Right now, that provision is still included in Measure 26, but lawmakers in a Medical Marijuana Study Subcommittee recommended language around home cultivation be rescinded. State representatives argue home-grown cannabis could be sold on the black market. “It doesn’t make sense,” said Schweich.

“What do you think the black market is right now? You think you’re creating the problem of people growing cannabis outside of a regulated system? No. It already exists.” South Dakotans for Better Marijuana Laws feels the fears over home cultivation are irrational, and believes having smaller plant count limits will keep illegal grow operations from thriving.

“Cannabis is going to be bought and sold whether it’s legal or not. You might as well tax it and use that revenue to do good things and reduce the need for future tax increases in other areas,” said Schweich.

The Will of the People

Governor Noem didn’t express concern that the new laws violated the state’s constitution until after they were passed. “She’s saying that she doesn’t care what the voters of South Dakota decided about this issue,” said Schweich, who argues marijuana legalization is more popular than the Governor herself.

The Governor’s lawsuits are paid for with taxpayer dollars. Schweich says the Governor is trampling on the will of the people. “If it was really all about this constitutional question, then she would have encouraged the legislature to pass the recreational law as a statute, and then we could move on. But she hasn’t done that. She has a personal vendetta against legalization, and she thinks that she can get away with getting away her constituents and spending their money to overturn a law that they passed.”

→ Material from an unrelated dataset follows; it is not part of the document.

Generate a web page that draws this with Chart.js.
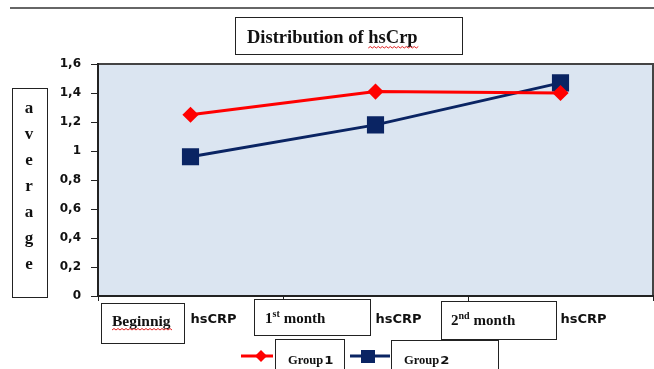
<!DOCTYPE html>
<html>
<head>
<meta charset="utf-8">
<script src="https://cdn.jsdelivr.net/npm/chart.js@4/dist/chart.umd.min.js"></script>
<style>
  html, body { margin: 0; padding: 0; background: #fff; }
</style>
</head>
<body>
<canvas id="chart" width="654" height="369"></canvas>
<script>
// data
const categories = ["Beginnig hsCRP", "1st month hsCRP", "2nd month hsCRP"];
const group1 = [1.25, 1.41, 1.40];
const group2 = [0.96, 1.18, 1.47];
const seriesNames = ["Group1", "Group2"];
const yTickValues = [0, 0.2, 0.4, 0.6, 0.8, 1, 1.2, 1.4, 1.6];
const chartTitle = "Distribution of hsCrp";
const yTitle = "average";

const RED = "#ff0000";
const NAVY = "#0a2463";
const SERIF = "'Liberation Serif', 'Times New Roman', serif";
const SANS = "'DejaVu Sans', Verdana, sans-serif";

// the text boxes laid over the category labels
const catBoxes = [
  { x: 101, y: 303, w: 83, h: 40, tx: 112, ty: 326 },
  { x: 254, y: 299, w: 116, h: 36, tx: 265, ty: 323 },
  { x: 441, y: 301, w: 115, h: 38, tx: 451, ty: 325 }
];
const legendItems = [
  { x1: 241, x2: 273, mx: 261, ly: 356, box: { x: 275, y: 339, w: 69 }, tx: 288 },
  { x1: 350, x2: 390, mx: 368, ly: 356, box: { x: 391, y: 340, w: 107 }, tx: 404 }
];

function wavy(ctx, x1, x2, y) {
  ctx.save();
  ctx.strokeStyle = "#e02020";
  ctx.lineWidth = 1;
  ctx.beginPath();
  let up = true;
  ctx.moveTo(x1, y);
  for (let x = x1 + 2; x <= x2; x += 2) {
    ctx.lineTo(x, up ? y - 1.5 : y);
    up = !up;
  }
  ctx.stroke();
  ctx.restore();
}

function box(ctx, x, y, w, h) {
  ctx.save();
  ctx.fillStyle = "#fff";
  ctx.fillRect(x, y, w, h);
  ctx.strokeStyle = "#222";
  ctx.lineWidth = 1;
  ctx.strokeRect(x + 0.5, y + 0.5, w, h);
  ctx.restore();
}

function marker(ctx, style, x, y, color) {
  ctx.save();
  ctx.fillStyle = color;
  ctx.beginPath();
  if (style === "rectRot") {
    ctx.moveTo(x - 6, y); ctx.lineTo(x, y - 6); ctx.lineTo(x + 6, y); ctx.lineTo(x, y + 6);
    ctx.closePath();
  } else {
    ctx.rect(x - 7, y - 6, 14, 13);
  }
  ctx.fill();
  ctx.restore();
}

const decorPlugin = {
  id: "decor",
  beforeDraw(chart) {
    const ctx = chart.ctx;
    const a = chart.chartArea;
    ctx.save();
    // page rule at the top
    ctx.strokeStyle = "#666";
    ctx.lineWidth = 2;
    ctx.beginPath(); ctx.moveTo(10, 8); ctx.lineTo(654, 8); ctx.stroke();
    // plot area
    ctx.fillStyle = "#dbe5f1";
    ctx.fillRect(a.left, a.top, a.right - a.left, a.bottom - a.top);
    ctx.strokeStyle = "#444";
    ctx.lineWidth = 2;
    ctx.beginPath();
    ctx.moveTo(a.left, a.top); ctx.lineTo(a.right, a.top); ctx.lineTo(a.right, a.bottom);
    ctx.stroke();
    ctx.restore();
  },
  afterDraw(chart) {
    const ctx = chart.ctx;
    ctx.save();
    ctx.textBaseline = "alphabetic";
    ctx.fillStyle = "#111";

    // title box
    box(ctx, 235, 17, 227, 37);
    ctx.font = "bold 18.5px " + SERIF;
    ctx.fillText(chartTitle, 247, 43);
    const pre = ctx.measureText(chartTitle.slice(0, chartTitle.indexOf("hs"))).width;
    wavy(ctx, 247 + pre, 247 + ctx.measureText(chartTitle).width + 2, 48);

    // vertical axis title
    box(ctx, 12, 88, 35, 209);
    ctx.font = "bold 17px " + SERIF;
    ctx.textAlign = "center";
    yTitle.split("").forEach((ch, i) => {
      ctx.fillText(ch, 29, 113 + i * 26);
    });
    ctx.textAlign = "left";

    // category text boxes
    categories.forEach((c, i) => {
      const b = catBoxes[i];
      box(ctx, b.x, b.y, b.w, b.h);
      const name = c.replace(/ hsCRP$/, "");
      const m = name.match(/^(\d)(st|nd|rd|th) (.*)$/);
      ctx.fillStyle = "#111";
      if (m) {
        ctx.font = "bold 15px " + SERIF;
        ctx.fillText(m[1], b.tx, b.ty);
        let x = b.tx + ctx.measureText(m[1]).width;
        ctx.font = "bold 10px " + SERIF;
        ctx.fillText(m[2], x, b.ty - 6);
        x += ctx.measureText(m[2]).width + 4;
        ctx.font = "bold 15px " + SERIF;
        ctx.fillText(m[3], x, b.ty);
      } else {
        ctx.font = "bold 15.5px " + SERIF;
        ctx.fillText(name, b.tx, b.ty);
        wavy(ctx, b.tx, b.tx + ctx.measureText(name).width + 2, b.ty + 4);
      }
    });

    // legend
    chart.data.datasets.forEach((ds, i) => {
      const L = legendItems[i];
      ctx.strokeStyle = ds.borderColor;
      ctx.lineWidth = 3;
      ctx.beginPath(); ctx.moveTo(L.x1, L.ly); ctx.lineTo(L.x2, L.ly); ctx.stroke();
      marker(ctx, ds.pointStyle, L.mx, L.ly, ds.borderColor);
      box(ctx, L.box.x, L.box.y, L.box.w, 40);
      ctx.fillStyle = "#111";
      const word = ds.label.slice(0, -1);
      const num = ds.label.slice(-1);
      ctx.font = "bold 12.5px " + SERIF;
      ctx.fillText(word, L.tx, 364);
      const w = ctx.measureText(word).width;
      ctx.save();
      ctx.translate(L.tx + w + 1, 364);
      ctx.scale(1.2, 1);
      ctx.font = "bold 11px " + SANS;
      ctx.fillText(num, 0, 0);
      ctx.restore();
    });
    ctx.restore();
  }
};

new Chart(document.getElementById("chart"), {
  type: "line",
  data: {
    labels: categories,
    datasets: [
      {
        label: seriesNames[0],
        data: group1,
        borderColor: RED,
        backgroundColor: RED,
        borderWidth: 3,
        pointStyle: "rectRot",
        pointRadius: 6,
        pointHoverRadius: 6,
        tension: 0
      },
      {
        label: seriesNames[1],
        data: group2,
        borderColor: NAVY,
        backgroundColor: NAVY,
        borderWidth: 3,
        pointStyle: "rect",
        pointRadius: 10,
        pointHoverRadius: 10,
        tension: 0
      }
    ]
  },
  options: {
    responsive: false,
    animation: false,
    devicePixelRatio: 1,
    layout: { autoPadding: false, padding: { left: 0, right: 1, top: 64, bottom: 0 } },
    plugins: {
      legend: { display: false },
      tooltip: { enabled: false },
      title: { display: false }
    },
    scales: {
      x: {
        type: "category",
        offset: true,
        afterFit: s => { s.height = 73; s.paddingLeft = 0; s.paddingRight = 0; },
        grid: { display: true, drawOnChartArea: false, offset: true, tickLength: 5, color: "#222", lineWidth: 1 },
        border: { display: true, color: "#222", width: 2 },
        ticks: {
          align: "start",
          padding: 11,
          color: "#111",
          font: { family: SANS, size: 13, weight: "bold" },
          callback: function (v) { return this.getLabelForValue(v).split(" ").pop(); }
        }
      },
      y: {
        min: 0,
        max: 1.6,
        afterFit: s => { s.width = 98; s.paddingTop = 0; s.paddingBottom = 0; },
        afterBuildTicks: s => { s.ticks = yTickValues.map(v => ({ value: v })); },
        grid: { display: true, drawOnChartArea: false, tickLength: 7, color: "#222", lineWidth: 1 },
        border: { display: true, color: "#222", width: 2 },
        ticks: {
          padding: 10,
          color: "#111",
          font: { family: SANS, size: 12, weight: "bold" },
          callback: v => String(Math.round(v * 10) / 10).replace(".", ",")
        }
      }
    }
  },
  plugins: [decorPlugin]
});
</script>
</body>
</html>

“Governor Noem has spent so much time presenting herself as a defender of personal freedom when it comes to the pandemic, but when it comes to cannabis, she does not believe in personal freedom,” said Schweich. “She wants the government to block people up. That is not freedom.”

The Loophole

Native American reservations are sovereign governments and are not subject to state laws, so even though legal marijuana is held up in South Dakota’s courts, there is already a dispensary open. The Flandreau Santee Sioux set up a medical dispensary in an old police station on their reservation.

The Native Nationals Cannabis Dispensary is owned and operated by the tribe in Flandreau, about forty minutes from Sioux Falls. That dispensary is only accessible for medical clients, who pay $50 for a license from a certified doctor.

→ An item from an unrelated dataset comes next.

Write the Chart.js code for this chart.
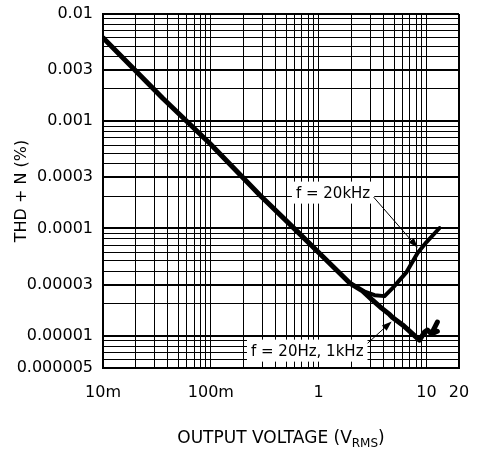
<!DOCTYPE html>
<html>
<head>
<meta charset="utf-8">
<script src="https://cdn.jsdelivr.net/npm/chart.js@4.4.1/dist/chart.umd.min.js"></script>
<style>
  html, body { margin: 0; padding: 0; background: #fff; }
  #wrap { width: 477px; height: 452px; }
</style>
</head>
<body>
<div id="wrap"><canvas id="thdChart"></canvas></div>
<script>
// THD+N (%) against output voltage, log-log, two test frequencies
const lowFreqVolts = [0.01, 0.036, 0.098, 0.186, 0.284, 0.667, 1.09, 1.94, 2.55, 3.1, 3.83, 4.54, 4.84, 6.0, 8.6, 9.58, 10.2, 11.1, 12.6, 11.1, 12.6];
const lowFreqThd = [0.006, 0.00163, 0.00062, 0.000318, 0.000205, 0.000089, 0.0000548, 0.000031, 0.0000262, 0.0000218, 0.0000181, 0.0000158, 0.0000148, 0.0000126, 0.0000091, 0.0000108, 0.0000113, 0.0000104, 0.0000134, 0.0000104, 0.000011];

const highFreqVolts = [2.55, 3.3, 4.08, 4.84, 6.53, 8.26, 10, 13.2];
const highFreqThd = [0.0000262, 0.0000239, 0.0000234, 0.0000278, 0.0000392, 0.000059, 0.0000747, 0.000101];

const xTickValues = [0.01, 0.1, 1, 10, 20];
const xTickLabels = ['10m', '100m', '1', '10', '20'];
const yTickValues = [0.01, 0.003, 0.001, 0.0003, 0.0001, 0.00003, 0.00001, 0.000005];
const yTickLabels = ['0.01', '0.003', '0.001', '0.0003', '0.0001', '0.00003', '0.00001', '0.000005'];

// callouts, anchored in data units
const calloutTexts = ['f = 20kHz', 'f = 20Hz, 1kHz'];
const calloutCenters = [[1.36, 0.000216], [0.783, 0.00000726]];
const arrowTails = [[3.23, 0.000196], [2.84, 0.0000085]];
const arrowTips = [[8.3, 0.000066], [4.75, 0.0000136]];

const FONT = "'DejaVu Sans', sans-serif";

// 1..9 per decade, rounded so that 0.1*3 compares equal to 0.3
function decadeLines(decades, firstMult) {
  const out = [];
  decades.forEach((d, i) => {
    for (let m = (i === 0 ? firstMult : 1); m <= 9; m++) out.push(+(m * d).toPrecision(6));
  });
  return out;
}
const xGrid = decadeLines([0.01, 0.1, 1], 1).concat([10, 20]);
const yGrid = decadeLines([0.000001, 0.00001, 0.0001, 0.001], 5).concat([0.01]);

function findTick(v, values) {
  return values.findIndex(t => Math.abs(t - v) / t < 1e-6);
}

const toPoints = (xs, ys) => xs.map((x, i) => ({ x: x, y: ys[i] }));

// keep the plot box fixed: no extra room for overhanging end labels
function noOverhang(s) {
  s.paddingTop = 0;
  s.paddingBottom = 0;
  s.paddingLeft = 0;
  s.paddingRight = 0;
}

const callouts = {
  id: 'callouts',
  afterDatasetsDraw(chart) {
    const { ctx, scales: { x, y } } = chart;
    ctx.save();
    ctx.font = '15px ' + FONT;
    ctx.textAlign = 'center';
    ctx.textBaseline = 'middle';
    calloutTexts.forEach((text, i) => {
      const cx = x.getPixelForValue(calloutCenters[i][0]);
      const cy = y.getPixelForValue(calloutCenters[i][1]);
      const w = ctx.measureText(text).width + 8;
      const h = 22;
      ctx.fillStyle = '#fff';
      ctx.fillRect(cx - w / 2, cy - h / 2, w, h);
      ctx.fillStyle = '#000';
      ctx.fillText(text, cx, cy + 1);

      // arrow from the label towards its curve
      const x0 = x.getPixelForValue(arrowTails[i][0]);
      const y0 = y.getPixelForValue(arrowTails[i][1]);
      const x1 = x.getPixelForValue(arrowTips[i][0]);
      const y1 = y.getPixelForValue(arrowTips[i][1]);
      const ang = Math.atan2(y1 - y0, x1 - x0);
      const headLen = 10, headW = 3.5;
      ctx.strokeStyle = '#000';
      ctx.lineWidth = 1;
      ctx.beginPath();
      ctx.moveTo(x0, y0);
      ctx.lineTo(x1 - Math.cos(ang) * headLen * 0.8, y1 - Math.sin(ang) * headLen * 0.8);
      ctx.stroke();
      ctx.beginPath();
      ctx.moveTo(x1, y1);
      ctx.lineTo(x1 - Math.cos(ang) * headLen - Math.sin(ang) * headW, y1 - Math.sin(ang) * headLen + Math.cos(ang) * headW);
      ctx.lineTo(x1 - Math.cos(ang) * headLen + Math.sin(ang) * headW, y1 - Math.sin(ang) * headLen - Math.cos(ang) * headW);
      ctx.closePath();
      ctx.fill();
    });
    ctx.restore();
  }
};

// x title needs a subscript, so it is drawn by hand
const xTitle = {
  id: 'xTitle',
  afterDraw(chart) {
    const { ctx, chartArea } = chart;
    const big = '17px ' + FONT, small = '12px ' + FONT;
    const parts = [['OUTPUT VOLTAGE (V', big, 0], ['RMS', small, 4], [')', big, 0]];
    ctx.save();
    ctx.fillStyle = '#000';
    ctx.textBaseline = 'alphabetic';
    ctx.textAlign = 'left';
    let total = 0;
    parts.forEach(p => { ctx.font = p[1]; total += ctx.measureText(p[0]).width; });
    let px = (chartArea.left + chartArea.right) / 2 - total / 2;
    const base = 443;
    parts.forEach(p => {
      ctx.font = p[1];
      ctx.fillText(p[0], px, base + p[2]);
      px += ctx.measureText(p[0]).width;
    });
    ctx.restore();
  }
};

new Chart(document.getElementById('thdChart'), {
  type: 'scatter',
  data: {
    datasets: [
      {
        label: 'f = 20Hz, 1kHz',
        data: toPoints(lowFreqVolts, lowFreqThd),
        showLine: true,
        borderColor: '#000',
        borderWidth: 5,
        borderJoinStyle: 'round',
        borderCapStyle: 'round',
        pointRadius: 0,
        tension: 0
      },
      {
        label: 'f = 20kHz',
        data: toPoints(highFreqVolts, highFreqThd),
        showLine: true,
        borderColor: '#000',
        borderWidth: 4,
        borderJoinStyle: 'round',
        borderCapStyle: 'round',
        pointRadius: 0,
        tension: 0
      }
    ]
  },
  options: {
    responsive: true,
    maintainAspectRatio: false,
    animation: false,
    layout: { padding: { top: 14, right: 18, left: 0, bottom: 0 } },
    plugins: {
      legend: { display: false },
      tooltip: { enabled: false }
    },
    scales: {
      x: {
        type: 'logarithmic',
        min: 0.01,
        max: 20,
        afterBuildTicks: s => { s.ticks = xGrid.map(v => ({ value: v })); },
        afterFit: s => { s.height = 84; noOverhang(s); },
        grid: {
          color: '#000',
          lineWidth: c => (c.tick && c.tick.value === 20 ? 2 : 1),
          drawTicks: false
        },
        border: { display: true, color: '#000', width: 2 },
        ticks: {
          autoSkip: false,
          maxRotation: 0,
          padding: 15,
          color: '#000',
          font: { family: FONT, size: 16 },
          callback: v => { const i = findTick(v, xTickValues); return i < 0 ? '' : xTickLabels[i]; }
        }
      },
      y: {
        type: 'logarithmic',
        min: 0.000005,
        max: 0.01,
        afterBuildTicks: s => { s.ticks = yGrid.map(v => ({ value: v })); },
        afterFit: s => { s.width = 103; noOverhang(s); },
        grid: {
          color: '#000',
          lineWidth: c => (c.tick && findTick(c.tick.value, yTickValues) >= 0 ? 2 : 1),
          drawTicks: false
        },
        border: { display: true, color: '#000', width: 2 },
        title: {
          display: true,
          text: 'THD + N (%)',
          color: '#000',
          font: { family: FONT, size: 16 },
          padding: { top: 12, bottom: 0 }
        },
        ticks: {
          autoSkip: false,
          padding: 10,
          color: '#000',
          font: { family: FONT, size: 16 },
          callback: v => { const i = findTick(v, yTickValues); return i < 0 ? '' : yTickLabels[i]; }
        }
      }
    }
  },
  plugins: [callouts, xTitle]
});
</script>
</body>
</html>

However, the Tribe honors medical cards from people outside the Reservation; you don’t have to be part of the Tribe to access the dispensary. Instead, you have to be diagnosed with a “chronic or debilitating disease or medical condition” or “any condition that, in the opinion of a practitioner, a patient would likely benefit from the use or marijuana” such as AIDS, anorexia, arthritis, cancer, glaucoma, or migraine.

What Happens Next

The State Supreme Court posts its rulings every Thursday. As of Thursday September 9th, the day The Stash spoke with South Dakotans for Better Marijuana Laws, no ruling had been posted regarding Amendment A’s constitutionality. So what if the Supreme Court decides Amendment A was, in fact, unconstitutional? “We’ll go back to the ballot and win again,” said Schweich.

That vote would be in November 2022, the same election where Governor Noem will vie for her seat. As for when medical marijuana will be available, it’s difficult to say. The South Dakota Department of Health is still working on medical marijuana cards. Those are supposed to be done by November. The Department also has to develop a system for licensing businesses, and there are groups pushing them to move forward with that. Schweich expects there will still be fights ahead on the medical marijuana side.

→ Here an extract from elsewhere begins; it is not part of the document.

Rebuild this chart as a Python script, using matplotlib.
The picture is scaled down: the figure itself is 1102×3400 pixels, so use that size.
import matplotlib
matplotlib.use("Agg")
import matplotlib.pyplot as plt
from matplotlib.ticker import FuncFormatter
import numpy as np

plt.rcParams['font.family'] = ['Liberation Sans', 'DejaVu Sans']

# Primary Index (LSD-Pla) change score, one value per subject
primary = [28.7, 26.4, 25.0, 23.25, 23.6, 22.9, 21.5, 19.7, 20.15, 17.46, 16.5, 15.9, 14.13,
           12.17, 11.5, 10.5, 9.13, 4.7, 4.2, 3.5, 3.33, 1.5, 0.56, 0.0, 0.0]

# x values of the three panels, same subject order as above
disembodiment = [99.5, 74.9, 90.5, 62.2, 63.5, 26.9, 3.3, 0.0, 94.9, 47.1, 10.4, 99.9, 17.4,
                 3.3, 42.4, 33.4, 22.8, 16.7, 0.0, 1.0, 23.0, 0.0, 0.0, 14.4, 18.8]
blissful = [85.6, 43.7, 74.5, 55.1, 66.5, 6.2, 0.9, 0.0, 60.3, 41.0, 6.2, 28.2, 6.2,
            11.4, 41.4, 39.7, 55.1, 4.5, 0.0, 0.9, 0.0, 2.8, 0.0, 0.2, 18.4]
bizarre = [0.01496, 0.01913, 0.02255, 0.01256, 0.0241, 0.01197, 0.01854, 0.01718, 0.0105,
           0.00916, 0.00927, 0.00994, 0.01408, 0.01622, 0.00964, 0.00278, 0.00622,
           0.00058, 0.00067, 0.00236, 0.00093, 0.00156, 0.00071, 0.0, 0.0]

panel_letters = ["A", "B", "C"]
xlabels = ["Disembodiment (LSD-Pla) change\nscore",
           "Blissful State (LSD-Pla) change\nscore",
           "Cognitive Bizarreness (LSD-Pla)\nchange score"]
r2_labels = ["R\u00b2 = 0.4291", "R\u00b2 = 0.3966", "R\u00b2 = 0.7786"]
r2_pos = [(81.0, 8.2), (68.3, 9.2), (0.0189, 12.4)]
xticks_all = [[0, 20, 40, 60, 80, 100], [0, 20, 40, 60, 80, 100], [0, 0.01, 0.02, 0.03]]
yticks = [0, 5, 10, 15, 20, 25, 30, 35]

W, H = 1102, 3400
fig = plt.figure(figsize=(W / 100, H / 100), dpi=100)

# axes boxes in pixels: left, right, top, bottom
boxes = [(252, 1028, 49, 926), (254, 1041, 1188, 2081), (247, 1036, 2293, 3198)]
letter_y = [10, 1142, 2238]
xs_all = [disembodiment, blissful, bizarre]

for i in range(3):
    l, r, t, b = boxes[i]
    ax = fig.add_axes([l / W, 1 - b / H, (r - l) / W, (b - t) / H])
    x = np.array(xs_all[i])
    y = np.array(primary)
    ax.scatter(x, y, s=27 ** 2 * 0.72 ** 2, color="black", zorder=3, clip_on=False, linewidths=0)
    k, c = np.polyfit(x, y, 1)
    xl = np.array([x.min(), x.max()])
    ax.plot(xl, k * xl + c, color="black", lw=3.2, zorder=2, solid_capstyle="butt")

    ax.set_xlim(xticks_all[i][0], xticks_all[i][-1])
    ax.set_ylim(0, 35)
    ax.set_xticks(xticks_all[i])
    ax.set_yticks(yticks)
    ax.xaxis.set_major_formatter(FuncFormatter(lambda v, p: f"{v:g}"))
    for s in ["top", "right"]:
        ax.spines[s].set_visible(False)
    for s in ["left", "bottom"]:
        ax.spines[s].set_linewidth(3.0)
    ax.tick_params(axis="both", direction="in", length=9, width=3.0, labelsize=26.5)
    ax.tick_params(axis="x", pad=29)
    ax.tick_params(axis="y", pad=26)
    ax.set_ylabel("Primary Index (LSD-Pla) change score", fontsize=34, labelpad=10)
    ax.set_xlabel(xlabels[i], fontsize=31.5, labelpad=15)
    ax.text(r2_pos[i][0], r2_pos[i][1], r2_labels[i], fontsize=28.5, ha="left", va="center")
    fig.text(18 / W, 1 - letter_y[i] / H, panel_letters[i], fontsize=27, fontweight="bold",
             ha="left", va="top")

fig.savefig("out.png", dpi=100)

If and when the fight is over, legal cannabis is expected to bring in millions of dollars in tax revenue to South Dakota’s local and state governments. The new industry would also create jobs both directly and indirectly – of course, people working within the industry would have new opportunities; but it would also create new commercial activity for contractors building new facilities, on top of the other specialists like plumbers, HVAC specialist, compliance and security firms, and more.